When the pendulum swings over the balance point, I have the “weights” adjusted to what seems a reasonable amount of force to halt the pendulum. If the pendulum is not traveling at a high rate it will receive a pulse, reversing direction as it should.

Once direction has been reversed, Some times it will over compensate and pulse back the opposite direction, This starts a rattle or oscillation over the balance point and it will stay there for a second or so but once the oscillations damp out the pendulum falls.

If I hold the pendulum at the balance point where the motor is near zero movement and release it, it will fall because not enough correction is applied.

This seems to be as close as I can get it. It seems, if I increase any of the three weights, the oscillations around the balance point are more severe. If I reduce them, it will not stop and simply passes the balance point.

I have found, increasing the weights results in the oscillations that steadily increase until it is thrown from the balance point, at lower values, the oscillations damp out and then the pendulum falls

Even with increased weights, the pendulum will still fall if released at the balance point.

What should I try next?

Well after over a week of pounding sand. I went in search of more theory. Randomly putting values in for the three “weights” in the controllerLQR function was getting me nowhere.

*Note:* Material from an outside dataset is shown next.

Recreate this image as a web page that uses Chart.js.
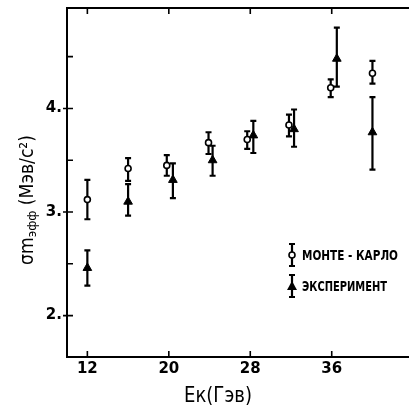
<!DOCTYPE html>
<html><head><meta charset="utf-8">
<script src="https://cdn.jsdelivr.net/npm/chart.js@4"></script>
<style>html,body{margin:0;padding:0;background:#fff;overflow:hidden}#wrap{width:409px;height:411px;position:relative}canvas{display:block}</style>
</head><body><div id="wrap"><canvas id="c"></canvas></div>
<script>
// Monte-Carlo (open circles)
const energiesMC = [12, 16, 19.8, 23.9, 27.7, 31.8, 35.9, 40];
const mcValues   = [3.12, 3.42, 3.45, 3.67, 3.70, 3.84, 4.20, 4.34];
const mcLow      = [2.93, 3.30, 3.35, 3.56, 3.61, 3.73, 4.11, 4.24];
const mcHigh     = [3.31, 3.52, 3.55, 3.77, 3.78, 3.94, 4.28, 4.46];
// Experiment (filled triangles)
const energiesExp = [12, 16, 20.4, 24.3, 28.3, 32.3, 36.5, 40];
const expValues   = [2.46, 3.10, 3.31, 3.50, 3.74, 3.80, 4.48, 3.77];
const expLow      = [2.29, 2.965, 3.135, 3.35, 3.57, 3.63, 4.21, 3.41];
const expHigh     = [2.63, 3.27, 3.47, 3.64, 3.88, 3.99, 4.78, 4.11];
// Ticks
const xTicks = [12, 20, 28, 36];
const yTicks = [2, 3, 4];
const yMinorTicks = [2.5, 3.5, 4.5];
const legendLabels = ['МОНТЕ - КАРЛО', 'ЭКСПЕРИМЕНТ'];

const FONT = "'DejaVu Sans', sans-serif";

function fitText(ctx, text, x, y, width, font, align) {
  ctx.save();
  ctx.font = font;
  const w = ctx.measureText(text).width;
  ctx.translate(x, y);
  ctx.scale(width / w, 1);
  ctx.textAlign = align || 'left';
  ctx.textBaseline = 'middle';
  ctx.fillText(text, 0, 0);
  ctx.restore();
}

const errorBars = {
  id: 'errorBars',
  beforeDatasetsDraw(chart) {
    const ctx = chart.ctx, xs = chart.scales.x, ys = chart.scales.y;
    ctx.save();
    ctx.strokeStyle = '#000';
    ctx.lineWidth = 2.2;
    chart.data.datasets.forEach(ds => {
      ds.data.forEach(p => {
        const x = xs.getPixelForValue(p.x);
        const y1 = ys.getPixelForValue(p.lo), y2 = ys.getPixelForValue(p.hi);
        ctx.beginPath();
        ctx.moveTo(x, y1); ctx.lineTo(x, y2);
        ctx.moveTo(x - 3, y1); ctx.lineTo(x + 3, y1);
        ctx.moveTo(x - 3, y2); ctx.lineTo(x + 3, y2);
        ctx.stroke();
      });
    });
    ctx.restore();
  }
};

const frame = {
  id: 'frame',
  afterDraw(chart) {
    const ctx = chart.ctx, a = chart.chartArea, xs = chart.scales.x, ys = chart.scales.y;
    const R = chart.width;
    ctx.save();
    ctx.strokeStyle = '#000';
    ctx.lineWidth = 2;
    ctx.beginPath();
    ctx.moveTo(R, a.top); ctx.lineTo(a.left, a.top);
    ctx.lineTo(a.left, a.bottom); ctx.lineTo(R, a.bottom);
    ctx.stroke();
    ctx.lineWidth = 1.6;
    ctx.beginPath();
    xTicks.forEach(v => {
      const x = xs.getPixelForValue(v);
      ctx.moveTo(x, a.bottom); ctx.lineTo(x, a.bottom - 6);
      ctx.moveTo(x, a.top); ctx.lineTo(x, a.top + 6);
    });
    yTicks.concat(yMinorTicks).forEach(v => {
      const y = ys.getPixelForValue(v);
      ctx.moveTo(a.left, y); ctx.lineTo(a.left + 6, y);
    });
    yTicks.forEach(v => {
      const y = ys.getPixelForValue(v);
      ctx.moveTo(a.left, y); ctx.lineTo(a.left - 4, y);
    });
    ctx.stroke();

    // legend
    const lx = 292;
    const rows = [{y: 255, style: 'circle', w: 96}, {y: 286, style: 'triangle', w: 85}];
    ctx.lineWidth = 2.2;
    rows.forEach((r, i) => {
      ctx.beginPath();
      ctx.moveTo(lx, r.y - 11); ctx.lineTo(lx, r.y + 11);
      ctx.moveTo(lx - 3, r.y - 11); ctx.lineTo(lx + 3, r.y - 11);
      ctx.moveTo(lx - 3, r.y + 11); ctx.lineTo(lx + 3, r.y + 11);
      ctx.stroke();
      if (r.style === 'circle') {
        ctx.beginPath(); ctx.arc(lx, r.y, 3, 0, Math.PI * 2);
        ctx.fillStyle = '#fff'; ctx.fill();
        ctx.lineWidth = 1.6; ctx.stroke(); ctx.lineWidth = 2.2;
      } else {
        ctx.beginPath();
        ctx.moveTo(lx, r.y - 5); ctx.lineTo(lx + 5, r.y + 4); ctx.lineTo(lx - 5, r.y + 4);
        ctx.closePath(); ctx.fillStyle = '#000'; ctx.fill();
      }
      ctx.fillStyle = '#000';
      fitText(ctx, legendLabels[i], 302, r.y + 1, r.w, "bold 14px " + FONT, 'left');
    });

    // x title
    ctx.fillStyle = '#000';
    fitText(ctx, 'Eк(Гэв)', 218, 397, 68, "21px " + FONT, 'center');

    // y title with subscript
    ctx.save();
    ctx.translate(28, 200);
    ctx.rotate(-Math.PI / 2);
    const parts = [
      {t: 'σm', f: "19px " + FONT, dy: 0},
      {t: 'эфф', f: "13px " + FONT, dy: 5},
      {t: ' (Мэв/с²)', f: "19px " + FONT, dy: 0}
    ];
    let total = 0;
    parts.forEach(p => { ctx.font = p.f; p.w = ctx.measureText(p.t).width; total += p.w; });
    ctx.scale(130 / total, 1);
    let cx = -total / 2;
    ctx.textAlign = 'left'; ctx.textBaseline = 'middle';
    parts.forEach(p => { ctx.font = p.f; ctx.fillText(p.t, cx, p.dy); cx += p.w; });
    ctx.restore();
    ctx.restore();
  }
};

const mk = (xs, v, lo, hi) => xs.map((x, i) => ({x: x, y: v[i], lo: lo[i], hi: hi[i]}));

new Chart(document.getElementById('c'), {
  type: 'scatter',
  data: {
    datasets: [
      {label: legendLabels[0], data: mk(energiesMC, mcValues, mcLow, mcHigh),
       pointStyle: 'circle', pointRadius: 3, pointBackgroundColor: '#fff',
       pointBorderColor: '#000', pointBorderWidth: 1.6},
      {label: legendLabels[1], data: mk(energiesExp, expValues, expLow, expHigh),
       pointStyle: 'triangle', pointRadius: 5, pointBackgroundColor: '#000',
       pointBorderColor: '#000', pointBorderWidth: 1}
    ]
  },
  options: {
    responsive: true, maintainAspectRatio: false, animation: false,
    layout: {padding: {top: 8, right: 0, left: 0, bottom: 0}},
    plugins: {legend: {display: false}, tooltip: {enabled: false}},
    scales: {
      x: {
        type: 'linear', min: 10, max: 43.0,
        afterBuildTicks: s => { s.ticks = xTicks.map(v => ({value: v})); },
        afterFit: s => { s.height = 54; s.paddingLeft = 0; s.paddingRight = 0; },
        grid: {display: false, drawTicks: false},
        border: {display: false},
        ticks: {color: '#000', padding: 3, font: {family: FONT, size: 15, weight: 'bold'},
                callback: v => String(v)}
      },
      y: {
        type: 'linear', min: 1.6, max: 4.97,
        afterBuildTicks: s => { s.ticks = yTicks.map(v => ({value: v})); },
        afterFit: s => { s.width = 67; s.paddingTop = 0; s.paddingBottom = 0; },
        grid: {display: false, drawTicks: false},
        border: {display: false},
        ticks: {color: '#000', padding: 5, font: {family: FONT, size: 15, weight: 'bold'},
                callback: v => v + '.'}
      }
    }
  },
  plugins: [errorBars, frame]
});
</script>
</body></html>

I found a video series by Steve Brunton on YouTube called Control Bootcamp. Steve speaks well and I was able to understand 90% given that my math has been out of use for 20 years. His videos prompted an internet search for “writing code for an inverted pendulum” which lead me to…guess who! Antun’s GitHub page and his “inverted_inertia_pendulum” project three years ago.

After watching Steve’s presentation I felt in order to make further progress I would need to use MatLab and enter parameters specific to my build and recalculate the needed values for the controllerLQR function.

I have heard of MatLab but never used it. I was able to download and install it thanks to my wife’s student status. Antun was so kind as to include his MatLab workup on the inverted pendulum (thank you!). I managed to get it loaded into Matlab and run the simulation, now I must figure out the parameter values pertinent to my system. Some of the values at a glance do not seem reasonable and I will need some help understanding. An example is:
l_cm = 0.110; % center of mass distance (Solidworks)
Isn’t that approximately the length of the pendulum arm? I is most defiantly is longer that one millimeter. (I don’t have access to Solidworks).